On January 10th, 2020, The Wall Street Journal published an article on the changing patterns of retirement. It is worth a look. After 43 years in the world of dentistry, I have now survived three years as a “retiree” and have a few comments about preparing for and transitioning into this significant life event.
- Before you “pull the plug” on work, start to figure out what you would like to do when you have more time. My unhappy retired friends generally failed to do this. I suggest you build on the things you like to do. Include personal time and together time with your spouse. Look forward to a new challenge such as learning a new language or trying your hand at gardening. If you are not now in a service club or a similar group, you will have the time to try that.
- With your spouse, discuss how you will manage money. Long before retirement, create your retirement budget and financial growth plan. The Pankey Institute curriculum will help you with this.
- Be genuinely interested in others. The happy retirees I have met talk much more about the new friends they have made than about themselves. They are outward-focused and active listeners.
- Create a schedule and stick to it. If you used to get up at 5:30 am and liked doing so, don’t change. Just get up and do something you did not have time to do in the past.
- Be committed to your plan. Intentionally stick to your financial and time management budgets.
- Stay involved in dentistry if you love it. Keep your membership in organized dentistry and your study club. Be a mentor and continue to learn. If I am fortunate, I will help a few young dentists be more successful and avoid some of the errors I made.

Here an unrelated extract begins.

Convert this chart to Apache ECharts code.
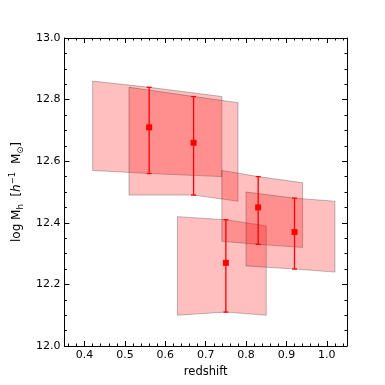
<!DOCTYPE html>
<html>
<head>
<meta charset="utf-8">
<script src="https://cdn.jsdelivr.net/npm/echarts@6/dist/echarts.min.js"></script>
<style>
html,body{margin:0;padding:0;background:#fff;}
#chart{width:385px;height:385px;}
</style>
</head>
<body>
<div id="chart"></div>
<script>
// ---- data ----
const redshift = [0.56, 0.67, 0.75, 0.83, 0.92];
const logMh    = [12.71, 12.66, 12.27, 12.45, 12.37];
const errLow   = [12.56, 12.49, 12.11, 12.33, 12.25];
const errHigh  = [12.84, 12.81, 12.41, 12.55, 12.48];
// redshift range of each band
const zLow     = [0.42, 0.51, 0.63, 0.74, 0.80];
const zHigh    = [0.74, 0.78, 0.85, 0.94, 1.02];
// band edges at zLow / zHigh
const bandTopAtLow  = [12.86, 12.84, 12.42, 12.57, 12.50];
const bandTopAtHigh = [12.81, 12.79, 12.39, 12.53, 12.47];
const bandBotAtLow  = [12.57, 12.49, 12.10, 12.34, 12.26];
const bandBotAtHigh = [12.55, 12.47, 12.10, 12.32, 12.24];
// ticks
const xMajorTicks = [0.4, 0.5, 0.6, 0.7, 0.8, 0.9, 1.0];
const xMinorTicks = [0.36, 0.38, 0.42, 0.44, 0.46, 0.48, 0.52, 0.54, 0.56, 0.58,
  0.62, 0.64, 0.66, 0.68, 0.72, 0.74, 0.76, 0.78, 0.82, 0.84, 0.86, 0.88,
  0.92, 0.94, 0.96, 0.98, 1.02, 1.04];
const yMajorTicks = [12.0, 12.2, 12.4, 12.6, 12.8, 13.0];
const yMinorTicks = [12.05, 12.1, 12.15, 12.25, 12.3, 12.35, 12.45, 12.5, 12.55,
  12.65, 12.7, 12.75, 12.85, 12.9, 12.95];

const FONT = 'DejaVu Sans';
const X_MIN = 0.35, X_MAX = 1.05, Y_MIN = 12.0, Y_MAX = 13.0;

function xAx(pos, ticks, len, showLine, labels) {
  return {
    type: 'value', position: pos, min: X_MIN, max: X_MAX,
    axisLine: {show: showLine, lineStyle: {color: '#000', width: 1}},
    axisTick: {show: true, inside: true, length: len, customValues: ticks,
      lineStyle: {color: '#000', width: 1}},
    axisLabel: labels ? {show: true, customValues: ticks, formatter: v => v.toFixed(1),
      color: '#000', fontSize: 11, fontFamily: FONT, margin: 4} : {show: false},
    splitLine: {show: false},
    name: labels ? 'redshift' : '', nameLocation: 'middle', nameGap: 19,
    nameTextStyle: {color: '#000', fontSize: 11.5, fontFamily: FONT}
  };
}
function yAx(pos, ticks, len, showLine, labels) {
  return {
    type: 'value', position: pos, min: Y_MIN, max: Y_MAX,
    axisLine: {show: showLine, lineStyle: {color: '#000', width: 1}},
    axisTick: {show: true, inside: true, length: len, customValues: ticks,
      lineStyle: {color: '#000', width: 1}},
    axisLabel: labels ? {show: true, customValues: ticks, formatter: v => v.toFixed(1),
      color: '#000', fontSize: 11, fontFamily: FONT, margin: 4} : {show: false},
    splitLine: {show: false},
    name: labels ? '{n|log M}{sub|h}{n|  [}{it|h}{sup|−1}{n|  M}{sub|⊙}{n|]}' : '',
    nameLocation: 'middle', nameGap: 33, nameRotate: 90,
    nameTextStyle: {color: '#000', fontSize: 12, fontFamily: FONT,
      rich: {
        n: {fontSize: 12, fontFamily: FONT, color: '#000', lineHeight: 17},
        it: {fontSize: 12, fontFamily: FONT, fontStyle: 'italic', color: '#000', lineHeight: 17},
        sub: {fontSize: 8.5, fontFamily: FONT, color: '#000', lineHeight: 11, verticalAlign: 'bottom'},
        sup: {fontSize: 8.5, fontFamily: FONT, color: '#000', lineHeight: 11, verticalAlign: 'top'}
      }}
  };
}

const chart = echarts.init(document.getElementById('chart'), null, {renderer: 'canvas'});

const bandData = redshift.map((z, i) => [z, logMh[i], i]);
const errData = redshift.map((z, i) => [z, errLow[i], errHigh[i]]);
const ptData = redshift.map((z, i) => [z, logMh[i]]);

chart.setOption({
  animation: false,
  backgroundColor: '#fff',
  grid: {left: 48, top: 38, width: 299, height: 308, containLabel: false},
  xAxis: [
    xAx('bottom', xMajorTicks, 5, true, true),
    xAx('bottom', xMinorTicks, 2.5, false, false),
    xAx('top', xMajorTicks, 5, true, false),
    xAx('top', xMinorTicks, 2.5, false, false)
  ],
  yAxis: [
    yAx('left', yMajorTicks, 5, true, true),
    yAx('left', yMinorTicks, 2.5, false, false),
    yAx('right', yMajorTicks, 5, true, false),
    yAx('right', yMinorTicks, 2.5, false, false)
  ],
  series: [
    {
      type: 'custom', z: 1, data: bandData, clip: true,
      renderItem: function (params, api) {
        const i = api.value(2);
        const pts = [
          api.coord([zLow[i], bandTopAtLow[i]]),
          api.coord([redshift[i], errHigh[i]]),
          api.coord([zHigh[i], bandTopAtHigh[i]]),
          api.coord([zHigh[i], bandBotAtHigh[i]]),
          api.coord([redshift[i], errLow[i]]),
          api.coord([zLow[i], bandBotAtLow[i]])
        ];
        return {
          type: 'polygon', shape: {points: pts},
          style: {fill: 'rgba(255,0,0,0.25)', stroke: 'rgba(0,0,0,0.25)', lineWidth: 1}
        };
      }
    },
    {
      type: 'custom', z: 2, data: errData,
      renderItem: function (params, api) {
        const lo = api.coord([api.value(0), api.value(1)]);
        const hi = api.coord([api.value(0), api.value(2)]);
        const c = 2.5;
        const st = {stroke: '#ff0000', lineWidth: 1.3};
        return {
          type: 'group', children: [
            {type: 'line', shape: {x1: lo[0], y1: lo[1], x2: hi[0], y2: hi[1]}, style: st},
            {type: 'line', shape: {x1: lo[0] - c, y1: lo[1], x2: lo[0] + c, y2: lo[1]}, style: st},
            {type: 'line', shape: {x1: hi[0] - c, y1: hi[1], x2: hi[0] + c, y2: hi[1]}, style: st}
          ]
        };
      }
    },
    {
      type: 'scatter', z: 3, data: ptData, symbol: 'rect', symbolSize: 6,
      itemStyle: {color: '#ff0000', opacity: 1}
    }
  ]
});
</script>
</body>
</html>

- Meditate on L.D. Pankey’s Cross of Life. Be committed to spending social time with your family and friends, even volunteer for their causes. And don’t forget your spiritual life. I’ve been amazed at the nice folks we’ve met at church who are interested in us as people and not as what we did in our careers
If you are 30 and have not started to think about retirement, it is time to start. The successful economics of retirement takes time and commitment. If you are nearing the years when you will retire from practice, start thinking about your future lifestyle now. Keep in mind that a life well lived is a happy one. Continue intentionally “giving back” after retirement, and you will continue to make memorable, good things happen for yourself and others.